Pets are one of the biggest reasons Grow a Garden 2 plays so differently from a plain idle farm. They are not cosmetic. Every companion in the game carries a real passive bonus, and because GAG2 added a day/night cycle where rival players can walk into your plot and steal unharvested crops after dusk, the right pet can be the difference between a full harvest and an empty garden. If you are brand new, start with the beginner guide and our pets reference page, then come back here to plan your lineup.
Everything below is community-reported for a game that only launched to everyone on June 12, 2026. Treat numbers as starting points and verify in-game.
How pets and eggs work
Pets hatch from pet eggs, but they also show up as random spawns, in the Robux shop, and through player-to-player trading. That gives you several routes to the same companion depending on how you like to play and how many Sheckles you have banked.

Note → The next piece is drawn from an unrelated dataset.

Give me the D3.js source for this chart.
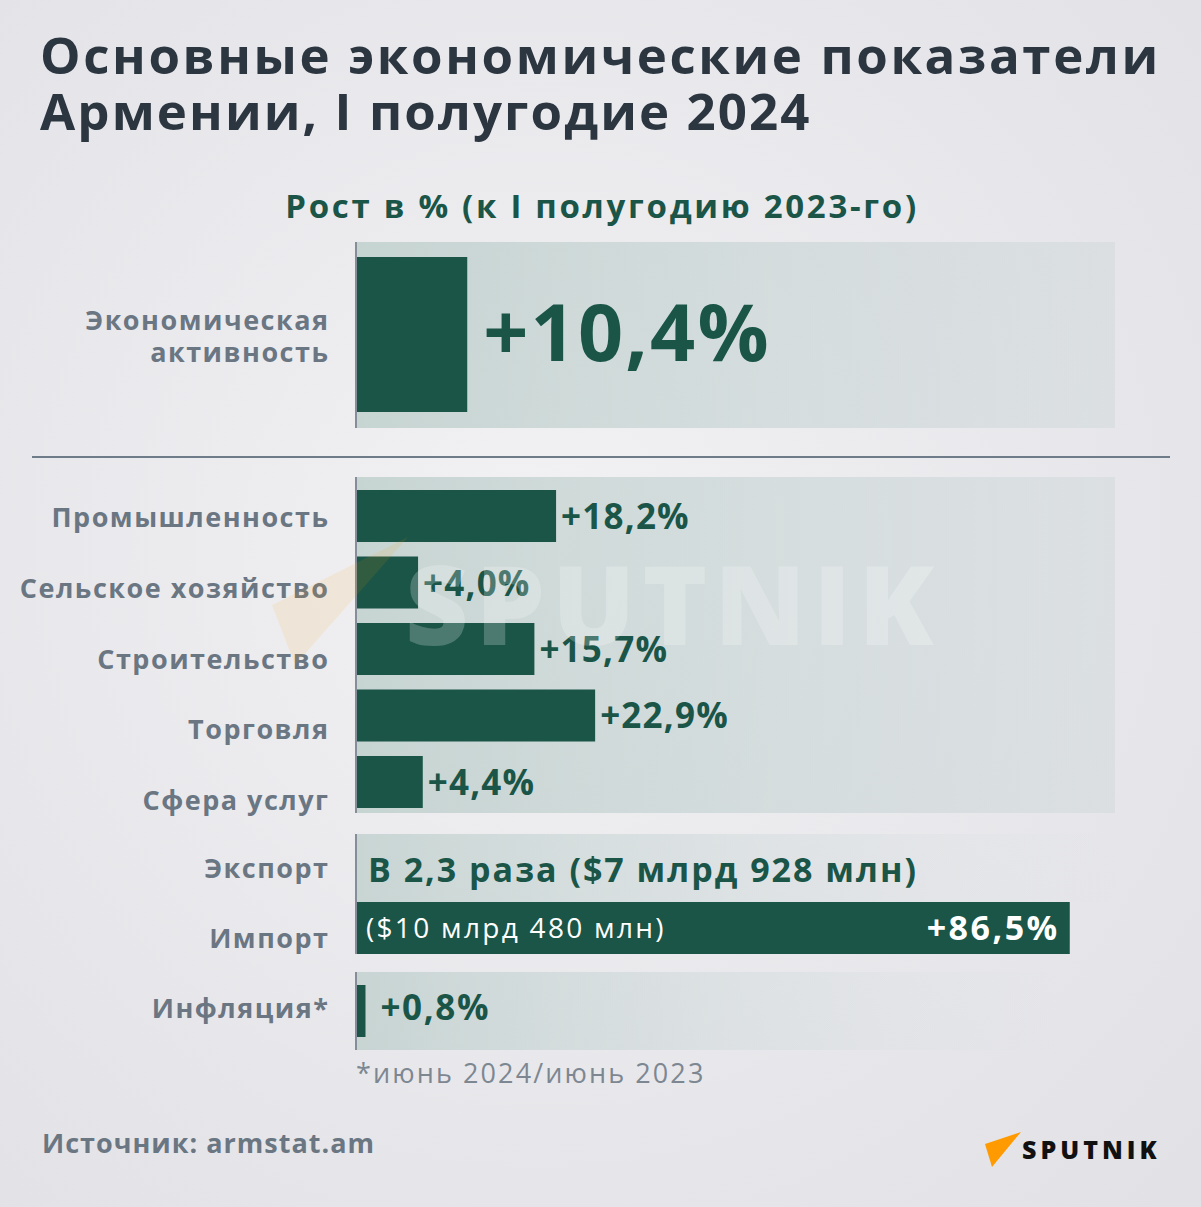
<!DOCTYPE html>
<html><head><meta charset="utf-8">
<script src="https://cdn.jsdelivr.net/npm/d3@7"></script>
<style>html,body{margin:0;padding:0;background:#e6e6ea}svg{display:block}</style>
</head><body>
<script>
// ---------- data ----------
const titleLines = ["Основные экономические показатели", "Армении, I полугодие 2024"];
const subtitle = "Рост в % (к I полугодию 2023-го)";
const topCategory = ["Экономическая", "активность"];
const topValues = [10.4];
const sectorCategories = ["Промышленность", "Сельское хозяйство", "Строительство", "Торговля", "Сфера услуг"];
const sectorValues = [18.2, 4.0, 15.7, 22.9, 4.4];
const tradeCategories = ["Экспорт", "Импорт"];
const exportNote = "В 2,3 раза ($7 млрд 928 млн)";
const importValues = [86.5];
const importNote = "($10 млрд 480 млн)";
const inflationCategory = "Инфляция*";
const inflationValues = [0.8];
const footnote = "*июнь 2024/июнь 2023";
const source = "Источник: armstat.am";

const fmt = v => "+" + d3.format(".1f")(v).replace(".", ",") + "%";

// ---------- styles ----------
const W = 1201, H = 1207;
const FONT = "'Open Sans', 'Noto Sans', sans-serif";
const GREEN = "#1a5548", DARK = "#2c3640", GRAY = "#6b7683";
const X0 = 357, LABEL_X = 328;

const svg = d3.select("body").append("svg").attr("width", W).attr("height", H)
  .style("font-family", FONT);
const defs = svg.append("defs");

const bgGrad = defs.append("radialGradient").attr("id", "bg")
  .attr("cx", "45%").attr("cy", "45%").attr("r", "75%");
bgGrad.append("stop").attr("offset", "0%").attr("stop-color", "#f2f2f4");
bgGrad.append("stop").attr("offset", "100%").attr("stop-color", "#e1e1e6");

function panelGrad(id, a0, a1) {
  const g = defs.append("linearGradient").attr("id", id).attr("x1", "0%").attr("x2", "100%");
  g.append("stop").attr("offset", "0%").attr("stop-color", "#b9ccc8").attr("stop-opacity", a0);
  g.append("stop").attr("offset", "100%").attr("stop-color", "#cdd6d8").attr("stop-opacity", a1);
}
panelGrad("pFull", 0.75, 0.45);
panelGrad("pFade", 0.7, 0.0);

svg.append("rect").attr("width", W).attr("height", H).attr("fill", "url(#bg)");

// ---------- title ----------
svg.append("g").selectAll("text").data(titleLines).join("text")
  .attr("x", 40).attr("y", (d, i) => 74 + i * 56)
  .attr("font-size", 51).attr("font-weight", 700).attr("letter-spacing", (d, i) => i ? 2.1 : 2.6)
  .attr("fill", DARK).text(d => d);

svg.append("text").attr("x", 602).attr("y", 218).attr("text-anchor", "middle")
  .attr("font-size", 33).attr("font-weight", 700).attr("letter-spacing", 2.7)
  .attr("fill", GREEN).text(subtitle);

// ---------- scales ----------
const xTop = d3.scaleLinear().domain([0, 10]).range([0, 106]);
const xSector = d3.scalePow().exponent(0.78).domain([0, 25]).range([0, 255]);
const xTrade = d3.scaleLinear().domain([0, 100]).range([0, 824]);

function panel(y0, y1, w, fill) {
  svg.append("rect").attr("x", X0).attr("y", y0).attr("width", w).attr("height", y1 - y0).attr("fill", fill);
}
function axisLine(y0, y1) {
  svg.append("line").attr("x1", 356).attr("x2", 356).attr("y1", y0).attr("y2", y1)
    .attr("stroke", GRAY).attr("stroke-width", 1.6);
}
function leftLabel(txt, y) {
  svg.append("text").attr("x", LABEL_X + 1.5).attr("y", y).attr("text-anchor", "end")
    .attr("font-size", 27).attr("font-weight", 700).attr("letter-spacing", 1.5)
    .attr("fill", GRAY).text(txt);
}

// ---------- top panel ----------
panel(242, 428, 758, "url(#pFull)");
svg.append("g").selectAll("rect").data(topValues).join("rect")
  .attr("x", X0).attr("y", 257).attr("width", d => xTop(d)).attr("height", 155).attr("fill", GREEN);
svg.append("g").selectAll("text").data(topValues).join("text")
  .attr("x", d => X0 + xTop(d) + 16).attr("y", 361)
  .attr("font-size", 79).attr("font-weight", 700).attr("letter-spacing", 2.2)
  .attr("fill", GREEN).text(fmt);
axisLine(242, 428);
topCategory.forEach((t, i) => leftLabel(t, 330 + i * 32));

svg.append("line").attr("x1", 32).attr("x2", 1170).attr("y1", 457).attr("y2", 457)
  .attr("stroke", "#6e7b88").attr("stroke-width", 2);

// ---------- sectors ----------
panel(477, 813, 758, "url(#pFull)");
const ySector = d3.scaleBand().domain(sectorCategories).range([490, 808]).paddingInner(0.218).paddingOuter(0);
const yLabel = d3.scalePoint().domain(sectorCategories).range([527, 810]);
const sectors = sectorCategories.map((c, i) => ({ c, v: sectorValues[i] }));
svg.append("g").selectAll("rect").data(sectors).join("rect")
  .attr("x", X0).attr("y", d => ySector(d.c)).attr("width", d => xSector(d.v))
  .attr("height", ySector.bandwidth()).attr("fill", GREEN);
svg.append("g").selectAll("text").data(sectors).join("text")
  .attr("x", d => X0 + xSector(d.v) + 5).attr("y", d => ySector(d.c) + ySector.bandwidth() / 2 + 13)
  .attr("font-size", 35).attr("font-weight", 700).attr("letter-spacing", 1.2)
  .attr("fill", GREEN).text(d => fmt(d.v));
axisLine(477, 813);
sectors.forEach(d => leftLabel(d.c, yLabel(d.c)));

// ---------- trade ----------
panel(834, 902, 760, "url(#pFade)");
svg.append("text").attr("x", 368).attr("y", 882).attr("font-size", 34).attr("font-weight", 700)
  .attr("letter-spacing", 2).attr("fill", GREEN).text(exportNote);
svg.append("g").selectAll("rect").data(importValues).join("rect")
  .attr("x", X0).attr("y", 902).attr("width", d => xTrade(d)).attr("height", 52).attr("fill", GREEN);
svg.append("text").attr("x", 366).attr("y", 938).attr("font-size", 28).attr("font-weight", 400)
  .attr("letter-spacing", 2.3).attr("fill", "#ffffff").text(importNote);
svg.append("g").selectAll("text").data(importValues).join("text")
  .attr("x", d => X0 + xTrade(d) - 10).attr("y", 940).attr("text-anchor", "end")
  .attr("font-size", 34).attr("font-weight", 700).attr("letter-spacing", 2.5)
  .attr("fill", "#ffffff").text(fmt);
axisLine(834, 954);
leftLabel(tradeCategories[0], 878);
leftLabel(tradeCategories[1], 948);

// ---------- inflation ----------
panel(972, 1050, 700, "url(#pFade)");
svg.append("g").selectAll("rect").data(inflationValues).join("rect")
  .attr("x", X0).attr("y", 985).attr("width", d => xTop(d)).attr("height", 52).attr("fill", GREEN);
svg.append("g").selectAll("text").data(inflationValues).join("text")
  .attr("x", d => X0 + xTop(d) + 15).attr("y", 1020)
  .attr("font-size", 35).attr("font-weight", 700).attr("letter-spacing", 1.6)
  .attr("fill", GREEN).text(fmt);
axisLine(972, 1050);
leftLabel(inflationCategory, 1018);

svg.append("text").attr("x", 356).attr("y", 1083).attr("font-size", 27).attr("font-weight", 400)
  .attr("letter-spacing", 2.1).attr("fill", "#7d8791").text(footnote);

// ---------- footer ----------
svg.append("text").attr("x", 42).attr("y", 1153).attr("font-size", 27).attr("font-weight", 700)
  .attr("letter-spacing", 1).attr("fill", GRAY).text(source);

svg.append("path").attr("d", "M985,1144 L1021,1132 L992,1167 Z").attr("fill", "#ff9a00");
svg.append("text").attr("x", 1022).attr("y", 1159).attr("font-size", 25).attr("font-weight", 800)
  .attr("letter-spacing", 4).attr("fill", "#111").text("SPUTNIK");

// ---------- watermark ----------
svg.append("path").attr("d", "M408,537 L272,605 L295,665 Z").attr("fill", "#ff9a00").attr("opacity", 0.1);
svg.append("text").attr("x", 405).attr("y", 645).attr("font-size", 110).attr("font-weight", 800)
  .attr("fill", "#ffffff").attr("opacity", 0.22).attr("letter-spacing", 7).text("SPUTNIK");
</script>
</body></html>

You begin with 3 pet slots. Only equipped pets give their bonus, so those three slots are precious early on. You can buy additional slots with Sheckles as your economy grows, and expanding them is one of the better long-term reinvestments once you are past the starter grind covered in how to make money fast.
A quick honesty note on eggs: the specific egg names, which pets each egg can produce, and the exact hatch odds are not well documented yet. The community is still mapping them out. So if a wiki or video gives you precise percentages, take them with a grain of salt and confirm what you actually see when you crack eggs yourself.
The full pet list
Here is the current community roster, ordered roughly by cost and rarity. Costs are in Sheckles unless noted.
- Frog — Common, ~10K. +5 jump. A cheap mobility starter.
- Bunny — Common, ~20K. +5 walk speed. Helps you cover your plot faster, which matters when you are racing to sell before dusk.
- Owl — Uncommon, ~25K. Night vision plus a rare-item alert. Genuinely useful once the night cycle becomes a threat.
- Deer — Rare, ~50K. +10% growth. The first pet that directly speeds up your income.
- Robin — Legendary, ~75K. Eats fruit and drops seeds. A niche pick for players hunting specific seed types.
- Bee — Legendary, ~1M. Swarms thieves. Your first real defensive option.
- Black Dragon — Super, ~1M. Rains fire on thieves. Aggressive node defense.
- Monkey — Mythic, ~1M. Fetches fruit for you, smoothing out harvest time.
- Golden Dragonfly — Mythic, ~3M. 2× Gold mutation effect. A key economy pet (more below).
- Unicorn — Mythic, ~4M. 2× Rainbow mutation effect. The Rainbow counterpart to the Dragonfly.
- Raccoon — Super, ~5M. Steals fruit from others and adds +25 to your steal limit — an offensive twist on the night mechanic.
- Ice Serpent — Super, ~20M. Freezes thieves. The premium defensive pet and the hardest counter to night raids.
Economy pets vs. defense pets
The roster splits into two jobs, and you usually want both represented in your slots.
Economy pets make each harvest worth more or arrive faster. The Deer is the affordable on-ramp with its +10% growth. At the high end, the Golden Dragonfly and Unicorn double the value contributed by the Gold and Rainbow mutations respectively. If you are chasing those rare color mutations — and you should read how mutations work and the best mutations page to understand why — pairing them with the matching pet is how top players push their numbers. Just remember mutation multipliers themselves are contested between sources, so the doubling is a multiplier on a number that is itself uncertain.
Defense pets exist because of the night cycle. When the sun goes down, other players enter gardens and grab whatever you left unharvested. Your first line of defense is simply selling before dusk, covered in the base defense guide. But pets give you a passive net. The Bee swarms intruders, the Black Dragon burns them, and the Ice Serpent flat-out freezes them — the strongest deterrent the community has found so far. The Raccoon is the odd one out: instead of defending, it lets you raid back and raises your own steal limit.
Building a starter lineup
With only three slots and limited Sheckles, a practical early setup might be one mobility pet (Bunny for the walk speed), the Owl for its night alert, and the Deer once you can afford it for the growth boost. That covers speed, awareness, and income without spending millions you do not have yet.
As your bank grows, swap toward value and defense: a Golden Dragonfly or Unicorn to amplify your best mutations, and a defensive heavy hitter like the Bee or eventually the Ice Serpent. For a ranked breakdown of which companions are worth the grind, see our best pets tier list and the best pets overview.
Bottom line
Pets in Grow a Garden 2 are split between making money and protecting it, and the night-stealing mechanic means you genuinely need both. Start cheap, prioritize the Owl and Deer, and graduate to mutation-doubling and freezing pets as your Sheckles allow. Because eggs and odds are still being mapped, the smartest move is to crack a few yourself and verify what you get in-game.